The taste of success

But despite the liquor laws, Springthorpe says in their first year, Brassneck has been selling “hundreds of growlers” every day and the tasting room is busy almost every night.

“We’ve been working our balls off,” he says with a laugh. “Today we’re releasing our 50th beer. It’s not our 50th brew, it’s actually our 50th different style of beer. It’s been really exciting.”

Parallel 49’s 50-person tasting room has been such a success that they’re looking to expand the current space and are even considering at a door man to help control the steady flow of their business.

“We had no idea it would be this busy,” says With. Parallel 49 recently reached a milestone with its 1,000th brew (each brew is 2,500 litres).

“Two years ago, we just started making the best, most interesting beer we could and it just grew. I think Craft Beer Week had something to do with that.”

Opening eyes

This year’s VCBW theme is hip hop. Bjerrisgaard, who is an admitted “hip-hop head from the 90s,” says the more than 20 events during the week are about opening people’s eyes to new types of beer.

“We want to have fun and we also want to bring craft beer to a new community every year – this year, we thought why not see if we can grab the hip hop heads and get them swill,” he says. “And if we can do that with different scenes every year and make Vancouver a universally loving craft beer town, we’ve done our job.”

The wild, wild west

So what sets Vancouver apart from other craft-beer hubs like Portland or Seattle?

“I think in some senses we’re more exciting because we are immature,” Bjerrisgaard speculates. “Portland is exciting for Vancouverites because we go down there and there’s so much maturity to that scene and there’s amazing stuff happening all the time.

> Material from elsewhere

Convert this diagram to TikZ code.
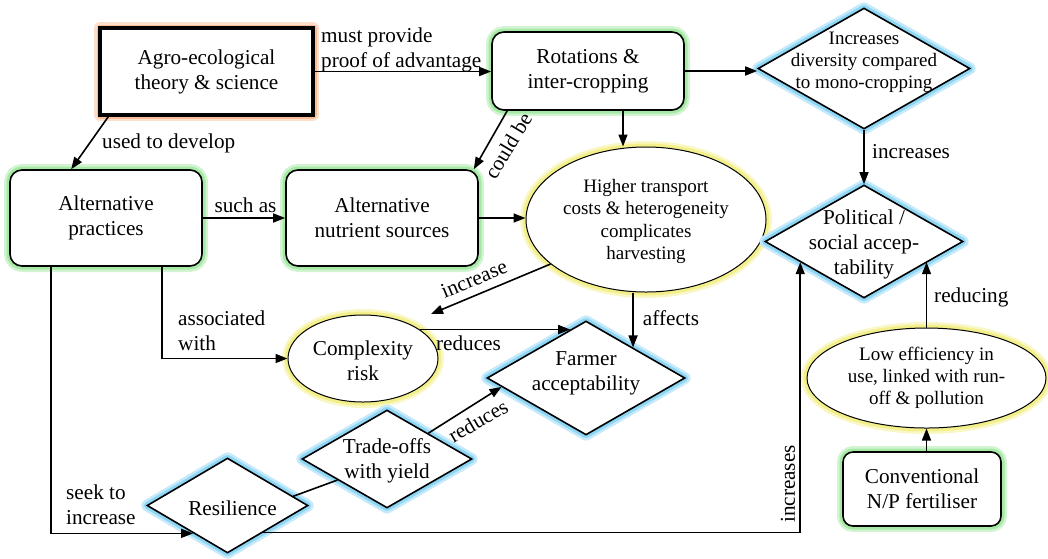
\documentclass[tikz,border=0pt]{standalone}
\usepackage{fontspec}
\setmainfont{Liberation Serif}
\usetikzlibrary{shapes.geometric,arrows.meta,calc}
\definecolor{gglow}{HTML}{7FE07F}
\definecolor{bglow}{HTML}{5EC4F2}
\definecolor{yglow}{HTML}{EEE85A}
\definecolor{oglow}{HTML}{F5A06A}
\begin{document}
\begin{tikzpicture}[x=1pt,y=-1pt,
  bigtxt/.style={font=\fontsize{21.2}{25}\selectfont},
  smalltxt/.style={font=\fontsize{19}{22.3}\selectfont},
  glow/.style={preaction={draw=#1!35,line width=12pt,line join=round},
               preaction={draw=#1!70,line width=7pt,line join=round}},
  rbox/.style={draw, line width=1.6pt, fill=white, rounded corners=12pt, align=center,
               inner sep=0pt, bigtxt, glow=gglow},
  dia/.style={diamond, draw, line width=1.6pt, fill=white, inner sep=0pt, glow=bglow},
  ell/.style={ellipse, draw, line width=1pt, fill=white, inner sep=0pt, glow=yglow},
  lab/.style={align=center, inner sep=0pt},
  arr/.style={line width=1.6pt, -{Triangle[length=12pt,width=9pt]}},
  con/.style={line width=1.6pt},
  elab/.style={inner sep=0pt, bigtxt},
]
\useasboundingbox (0,0) rectangle (1048,558);

% nodes
\node[draw, line width=3.5pt, fill=white, glow=oglow, minimum width=213pt, minimum height=87pt,
      align=center, inner sep=0pt, bigtxt] (agro) at (206.5,71.5) {Agro-ecological\\theory \& science};
\node[rbox, minimum width=192pt, minimum height=78pt] (rot) at (588,71) {Rotations \&\\inter-cropping};
\node[dia, minimum width=212pt, minimum height=121pt,
      label={[lab,smalltxt,yshift=6pt]center:{Increases\\diversity compared\\to mono-cropping}}] (div) at (864,68.5) {};
\node[rbox, minimum width=192pt, minimum height=96pt] (altp) at (106,218) {Alternative\\practices};
\node[rbox, minimum width=192pt, minimum height=96pt] (altn) at (382,218) {Alternative\\nutrient sources};
\node[ell, minimum width=240pt, minimum height=145pt,
      label={[lab,smalltxt,yshift=-2pt]center:{Higher transport\\costs \& heterogeneity\\complicates\\harvesting}}] (high) at (646,219.5) {};
\node[dia, minimum width=198pt, minimum height=113pt,
      label={[lab,bigtxt,yshift=-3pt]center:{Political /\\social accep-\\tability}}] (pol) at (864,241.5) {};
\node[ell, minimum width=150pt, minimum height=87pt,
      label={[lab,bigtxt,yshift=-2pt]center:{Complexity\\risk}}] (cplx) at (363,358.5) {};
\node[dia, minimum width=198pt, minimum height=114pt,
      label={[lab,bigtxt,yshift=5pt]center:{Farmer\\acceptability}}] (farm) at (586,378) {};
\node[dia, minimum width=170pt, minimum height=98pt,
      label={[lab,bigtxt,yshift=-2pt]center:{Trade-offs\\with yield}}] (trade) at (387,459) {};
\node[dia, minimum width=161pt, minimum height=95pt,
      label={[lab,bigtxt,yshift=-3pt,xshift=5pt]center:{Resilience}}] (res) at (227.5,505.5) {};
\node[ell, minimum width=239pt, minimum height=100pt,
      label={[lab,smalltxt]center:{Low efficiency in\\use, linked with run-\\off \& pollution}}] (low) at (926.5,378) {};
\node[rbox, rounded corners=10pt, minimum width=158pt, minimum height=74pt] (conv) at (922,489) {Conventional\\N/P fertiliser};

% connectors
\draw[arr] (agro.east) -- (agro.east -| rot.west);
\node[elab, align=left, anchor=west] (lmust) at (321,50) {must provide\\proof of advantage};

\draw[arr] ([xshift=10pt]agro.south west) -- ([xshift=62pt]altp.north west);
\node[elab, anchor=west] (lused) at (102,143) {used to develop};

\draw[arr] ([xshift=16pt]rot.south west) -- ([xshift=-5pt]altn.north east);
\node[elab, rotate=59] (lcould) at (508,146) {could be};

\coordinate (r1) at ([xshift=35pt]rot.south);
\draw[arr] (r1) -- (r1 |- high.north);

\draw[arr] (rot.east) -- (rot.east -| div.west);

\draw[arr] (div.south) -- (pol.north);
\node[elab, anchor=west] (linc1) at (872,152) {increases};

\draw[arr] (altp.east) -- (altn.west);
\node[elab] (lsuch) at (245.5,205) {such as};

\draw[arr] (altn.east) -- (altn.east -| high.west);

\coordinate (incend) at (431,314);
\draw[arr] (high.205) -- (incend);
\node[elab, rotate=22.6] (lincr) at (474,279) {increase};

\draw[arr] (high.south -| farm.33) -- (farm.33);
\node[elab] (laff) at (671,318) {affects};

\draw[arr] ([xshift=153pt]altp.south west) |- (cplx.west);
\node[elab, align=left, anchor=west] (lassoc) at (178,331) {associated\\with};

\draw[arr] (cplx.27) -- (cplx.27 -| farm.108);
\node[elab] (lred1) at (468.5,343) {reduces};

\draw[con] (res.8) -- (trade.203);

\draw[arr] (trade.32) -- (farm.186);
\node[elab, rotate=30] (lred2) at (478,421) {reduces};

\draw[arr] ([xshift=42pt]altp.south west) |- (res.219);
\node[elab, align=left, anchor=west] (lseek) at (66,505) {seek to\\increase};

\draw[arr] (res.-37) -| (pol.198);
\node[elab, rotate=90] (linc2) at (788,484) {increases};

\draw[arr] (low.north) -- (low.north |- pol.-18);
\node[elab, anchor=west] (lredu) at (934,297) {reducing};

\draw[arr] (low.south |- conv.north) -- (low.south);
\end{tikzpicture}
\end{document}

“Up here, it’s exciting because it’s the wild, wild west,” he continues. “You have a pretty established hierarchy and set of rules to play by in Portland. Here, that’s not so much set. There is some old guard, but you can come in and be a Parallel 49 and turn everything on its head, forcing everybody to rethink the beer scene.”

But despite his loyalty to the alternative beer scene, Bjerrisgard says he’s not above the mainstream product.

“I actually drank a PBR the other day,” he admits.

VCBW’s social media coordinator Leah Poulton nods her head.

“I’ve seen him,” she says, laughing. “I’ve seen him drink that beer.”

“I love craft beer and think it’s a superior product,” Bjerrisgard explains. “But do I get so worked up that I’ll turn down a PBR? No way, I like beer. I’m a beer fan. It’s beer…nobody’s curing cancer here.”